Riot police on watch
Large numbers of riot police were deployed in central Athens and detained dozens in what an anonymous police official quoted in the Greek media described as “precautionary detentions.”
The government was concerned about a repeat of the uncontrolled May 5 protests, which led to the deaths of three bank workers when hundreds of protesters set fire to a bank building and also tried to storm the parliament. Prime Minister George Papandreou, attending an Arab investors’ meeting in Beirut, expressed sympathy with the strikers but made clear that unrest would not be tolerated.

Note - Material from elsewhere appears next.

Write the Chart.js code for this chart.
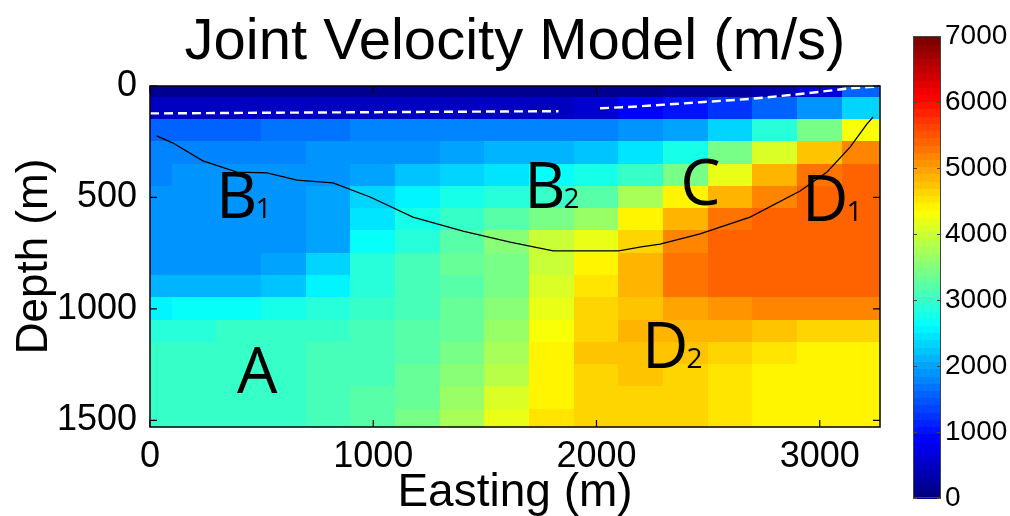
<!DOCTYPE html>
<html>
<head>
<meta charset="utf-8">
<script src="https://cdn.jsdelivr.net/npm/chart.js@4.4.1/dist/chart.umd.min.js"></script>
<style>
  html, body { margin: 0; padding: 0; background: #fff; }
  #wrap { position: relative; width: 1010px; height: 516px; }
  #main { position: absolute; left: 0; top: 0; }
  #cbar { position: absolute; left: 880px; top: 0; }
</style>
</head>
<body>
<div id="wrap">
  <canvas id="main" width="1010" height="516"></canvas>
  <canvas id="cbar" width="130" height="516"></canvas>
</div>
<script>
// velocity grid (m/s), one row per depth
const eastings = [0, 200, 400, 600, 800, 1000, 1200, 1400, 1600, 1800, 2000, 2200, 2400, 2600, 2800, 3000, 3200];
const depths = [0, 100, 200, 300, 400, 500, 600, 700, 800, 900, 1000, 1100, 1200, 1300, 1400, 1500];
const velocity = [
  [150, 150, 150, 150, 150, 150, 150, 150, 150, 150, 150, 200, 250, 300, 400, 700, 1600],
  [500, 500, 500, 500, 500, 500, 500, 500, 500, 500, 650, 900, 1050, 1250, 1550, 1900, 2300],
  [1550, 1550, 1600, 1650, 1700, 1750, 1750, 1780, 1800, 1800, 1800, 1900, 2050, 2300, 2850, 3400, 4300],
  [1750, 1750, 1800, 1850, 1900, 1950, 1950, 2050, 2100, 2150, 2200, 2500, 2800, 3400, 4150, 4800, 5200],
  [1850, 1880, 1900, 1920, 1950, 2050, 2250, 2350, 2500, 2650, 2800, 3000, 3450, 4200, 4850, 5300, 5400],
  [1900, 1920, 1950, 1950, 2000, 2300, 2550, 2750, 2850, 3050, 3200, 3750, 4450, 4850, 5200, 5400, 5400],
  [1950, 1950, 1950, 1950, 2000, 2500, 2800, 3000, 3250, 3450, 3700, 4450, 4900, 5350, 5400, 5400, 5400],
  [1950, 1950, 1950, 1950, 2050, 2650, 2950, 3200, 3550, 3950, 4250, 4650, 5200, 5400, 5420, 5420, 5420],
  [1950, 1950, 1950, 2000, 2300, 2900, 3100, 3300, 3450, 3950, 4450, 4900, 5350, 5420, 5420, 5420, 5420],
  [2150, 2150, 2150, 2200, 2600, 2950, 3100, 3250, 3450, 4100, 4550, 4900, 5300, 5400, 5420, 5420, 5420],
  [2600, 2650, 2700, 2800, 2950, 3050, 3150, 3300, 3550, 4200, 4600, 4800, 4950, 5100, 5150, 5150, 5150],
  [2950, 2950, 3000, 3000, 3050, 3100, 3200, 3350, 3650, 4350, 4650, 4850, 4900, 4850, 4750, 4700, 4700],
  [3050, 3050, 3050, 3050, 3100, 3150, 3250, 3450, 3750, 4450, 4750, 4800, 4750, 4600, 4500, 4450, 4450],
  [3050, 3050, 3050, 3050, 3100, 3150, 3300, 3550, 3900, 4450, 4700, 4750, 4700, 4550, 4420, 4380, 4380],
  [3050, 3050, 3050, 3050, 3100, 3200, 3350, 3650, 4050, 4450, 4650, 4700, 4650, 4550, 4400, 4380, 4380],
  [3050, 3050, 3050, 3050, 3100, 3200, 3400, 3750, 4200, 4500, 4650, 4650, 4600, 4500, 4420, 4400, 4400]
];

// interface (black) and top of refractor (white dashed)
const boundaryX = [30, 103, 237, 390, 524, 659, 820, 986, 1178, 1402, 1613, 1806, 2100, 2200, 2285, 2464, 2688, 2912, 3033, 3136, 3212, 3239];
const boundaryY = [224, 256, 336, 386, 390, 422, 435, 498, 588, 651, 700, 740, 740, 722, 709, 664, 588, 471, 386, 274, 170, 139];
const dashLeftX = [0, 900, 1830];
const dashLeftY = [123, 118, 113];
const dashRightX = [2016, 2164, 2464, 2688, 2912, 3150, 3270];
const dashRightY = [100, 93, 73, 58, 36, 9, 2];

const xTicks = [0, 1000, 2000, 3000];
const yTicks = [0, 500, 1000, 1500];
const cbTicks = [0, 1000, 2000, 3000, 4000, 5000, 6000, 7000];
const vMax = 7000;

// region labels (anchor in easting / depth)
const labelMain = ['B', 'B', 'C', 'D', 'A', 'D'];
const labelSub = ['1', '2', '', '1', '', '2'];
const labelX = [296, 1676, 2375, 2921, 390, 2204];
const labelY = [592, 547, 534, 606, 1377, 1265];

const FONT = 'Liberation Sans';
Chart.defaults.font.family = FONT;

// matlab jet, 64 levels
function jetIndex(i) {
  const t = i / 63;
  const c = k => Math.round(255 * Math.max(0, Math.min(1, 1.5 - Math.abs(4 * t - k))));
  return `rgb(${c(3)},${c(2)},${c(1)})`;
}
function jet(v) {
  const i = Math.max(0, Math.min(63, Math.floor(v / vMax * 64)));
  return jetIndex(i);
}

const heatmap = {
  id: 'heatmap',
  beforeDatasetsDraw(chart) {
    const { ctx, chartArea: a, scales: { x, y } } = chart;
    const hx = (eastings[1] - eastings[0]) / 2;
    const hy = (depths[1] - depths[0]) / 2;
    ctx.save();
    ctx.beginPath();
    ctx.rect(a.left, a.top, a.width, a.height);
    ctx.clip();
    depths.forEach((d, j) => {
      eastings.forEach((e, i) => {
        const x0 = x.getPixelForValue(e - hx), x1 = x.getPixelForValue(e + hx);
        const y0 = y.getPixelForValue(d - hy), y1 = y.getPixelForValue(d + hy);
        ctx.fillStyle = jet(velocity[j][i]);
        ctx.fillRect(Math.floor(x0), Math.floor(Math.min(y0, y1)),
          Math.ceil(x1 - x0) + 1, Math.ceil(Math.abs(y1 - y0)) + 1);
      });
    });
    ctx.restore();
  }
};

const regionLabels = {
  id: 'regionLabels',
  afterDatasetsDraw(chart) {
    const { ctx, scales: { x, y } } = chart;
    ctx.save();
    ctx.fillStyle = '#000';
    ctx.textBaseline = 'alphabetic';
    ctx.textAlign = 'left';
    labelMain.forEach((t, i) => {
      const px = x.getPixelForValue(labelX[i]);
      const py = y.getPixelForValue(labelY[i]);
      ctx.font = '64px "Open Sans"';
      ctx.fillText(t, px, py);
      if (labelSub[i]) {
        const w = ctx.measureText(t).width;
        ctx.font = '28px "Open Sans"';
        ctx.fillText(labelSub[i], px + w - 2, py);
      }
    });
    ctx.restore();
  }
};

const frame = {
  id: 'frame',
  afterDraw(chart) {
    const { ctx, chartArea: a, scales: { x, y } } = chart;
    ctx.save();
    ctx.strokeStyle = '#000';
    ctx.lineWidth = 1.5;
    ctx.strokeRect(a.left, a.top, a.width, a.height);
    ctx.lineWidth = 1.2;
    ctx.beginPath();
    xTicks.forEach(v => {
      const px = x.getPixelForValue(v);
      ctx.moveTo(px, a.bottom); ctx.lineTo(px, a.bottom - 7);
      ctx.moveTo(px, a.top); ctx.lineTo(px, a.top + 7);
    });
    yTicks.forEach(v => {
      const py = y.getPixelForValue(v);
      ctx.moveTo(a.left, py); ctx.lineTo(a.left + 7, py);
      ctx.moveTo(a.right, py); ctx.lineTo(a.right - 7, py);
    });
    ctx.stroke();
    ctx.restore();
  }
};

const pts = (xs, ys) => xs.map((v, i) => ({ x: v, y: ys[i] }));
const plain = v => String(v);

new Chart(document.getElementById('main'), {
  type: 'scatter',
  data: {
    datasets: [
      { data: pts(boundaryX, boundaryY), showLine: true, borderColor: '#000', borderWidth: 1.3, pointRadius: 0 },
      { data: pts(dashLeftX, dashLeftY), showLine: true, borderColor: '#fff', borderWidth: 2.4, borderDash: [9, 5], pointRadius: 0 },
      { data: pts(dashRightX, dashRightY), showLine: true, borderColor: '#fff', borderWidth: 2.4, borderDash: [9, 5], pointRadius: 0 }
    ]
  },
  options: {
    responsive: false,
    animation: false,
    layout: { padding: { right: 130 } },
    plugins: {
      legend: { display: false },
      tooltip: { enabled: false },
      title: {
        display: true,
        fullSize: false,
        text: 'Joint Velocity Model (m/s)',
        color: '#000',
        font: { family: FONT, size: 58, weight: 'normal', lineHeight: 1.2 },
        padding: { top: 8, bottom: 8.4 }
      }
    },
    scales: {
      x: {
        type: 'linear', min: 0, max: 3270,
        grid: { display: false, drawTicks: false },
        border: { display: false },
        afterBuildTicks: s => { s.ticks = xTicks.map(v => ({ value: v })); },
        afterFit: s => { s.height = 89; },
        ticks: { color: '#000', padding: 12, maxRotation: 0, font: { size: 36, lineHeight: 1 }, callback: plain },
        title: { display: true, text: 'Easting (m)', color: '#000', font: { size: 46, lineHeight: 1 }, padding: { top: 0, bottom: 0 } }
      },
      y: {
        type: 'linear', min: 0, max: 1530, reverse: true,
        grid: { display: false, drawTicks: false },
        border: { display: false },
        afterBuildTicks: s => { s.ticks = yTicks.map(v => ({ value: v })); },
        afterFit: s => { s.width = 150; },
        ticks: { color: '#000', padding: 13, font: { size: 36, lineHeight: 1 }, callback: plain },
        title: { display: true, text: 'Depth (m)', color: '#000', font: { size: 44, lineHeight: 1 }, padding: { top: 13, bottom: 0 } }
      }
    }
  },
  plugins: [heatmap, regionLabels, frame]
});

// COLORBAR
const colorbar = {
  id: 'colorbar',
  afterDraw(chart) {
    const { ctx, chartArea: a, scales: { y } } = chart;
    ctx.save();
    for (let i = 0; i < 64; i++) {
      const y0 = y.getPixelForValue(i * vMax / 64);
      const y1 = y.getPixelForValue((i + 1) * vMax / 64);
      ctx.fillStyle = jetIndex(i);
      ctx.fillRect(a.left, Math.floor(y1), a.width, Math.ceil(y0 - y1) + 1);
    }
    ctx.strokeStyle = '#444';
    ctx.lineWidth = 1;
    ctx.strokeRect(a.left + 0.5, a.top + 0.5, a.width - 1, a.height - 1);
    ctx.beginPath();
    cbTicks.forEach(v => {
      const py = Math.round(y.getPixelForValue(v)) + 0.5;
      ctx.moveTo(a.left, py); ctx.lineTo(a.left + 4, py);
      ctx.moveTo(a.right, py); ctx.lineTo(a.right - 4, py);
    });
    ctx.stroke();
    ctx.restore();
  }
};

new Chart(document.getElementById('cbar'), {
  type: 'scatter',
  data: { datasets: [] },
  options: {
    responsive: false,
    animation: false,
    layout: { padding: { left: 33, top: 36, bottom: 10, right: 0 } },
    plugins: { legend: { display: false }, tooltip: { enabled: false } },
    scales: {
      x: { display: false, min: 0, max: 1 },
      y: {
        position: 'right', min: 0, max: vMax,
        grid: { display: false, drawTicks: false },
        border: { display: false },
        afterBuildTicks: s => { s.ticks = cbTicks.map(v => ({ value: v })); },
        afterFit: s => { s.width = 69; },
        ticks: { color: '#000', padding: 4, font: { size: 28, lineHeight: 1 }, callback: plain }
      }
    }
  },
  plugins: [colorbar]
});
</script>
</body>
</html>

But much of the raw anger expressed in the May 5 demonstration had dissipated, a sign that Prime Minister Papendreou may have time to pursue budget cuts, which was the price demanded by the International Monetary Fund and wealthier EU nation's for a $140 billion bailout of the Greek government.
"Fewer people came out today because most of them are scared and mired in debt,” says Christos Retoulas, a civil servant who marched in today’s demonstration. “This system has tied them down hands-and-feet.”
PAME, a coalition of leftist workers’ unions that is related to the Greek Communist Party, cancelled its plans to also march past parliament and instead carried out a symbolic one-day occupation of the Ministry of Labour. The change in plan followed charges that its members rioted during the last major protest, when several buildings were torched, including a multi-storey tax records office in central Athens.
“Nothing has ended just because we didn’t march in front of the parliament,” says George Peros, a member of PAME’s central committee. “When we go to the parliament they begin to provoke us, and even if we don’t they still try to aggravate us.”
Many protesters charge that the prime minister, whose mother is an American, is acting in defence of European Union and International Monetary Fund interests instead of looking out for Greece. Had Greece not received the EU-IMF bailout and defaulted, a number of international banks that lent Greece the money would have been left holding the bag.
“Since Papandreou is just a vice-consul of international interests, why should he be representing the Greek people?” says Dimitris Makrozoidis, an electrician, taking up a common theme among the protesters.
In the wake of today's march, colorful swirls of graffiti sprung up on the walls of banks. THE THIEVES ARE HERE, was sprayed on the walls of the Bank of Greece. A simple THIEVES was daubed in yellow paint on the Agricultural Bank of Greece’s green door.
“Our movement must kick out those who robbed the country for decades,” says Dimitris Mitropoulos, a teacher marching under the Communist banner. “Society will not be appeased by the arrests on tax-evasion charges of two or three minor celebrities or politicians.”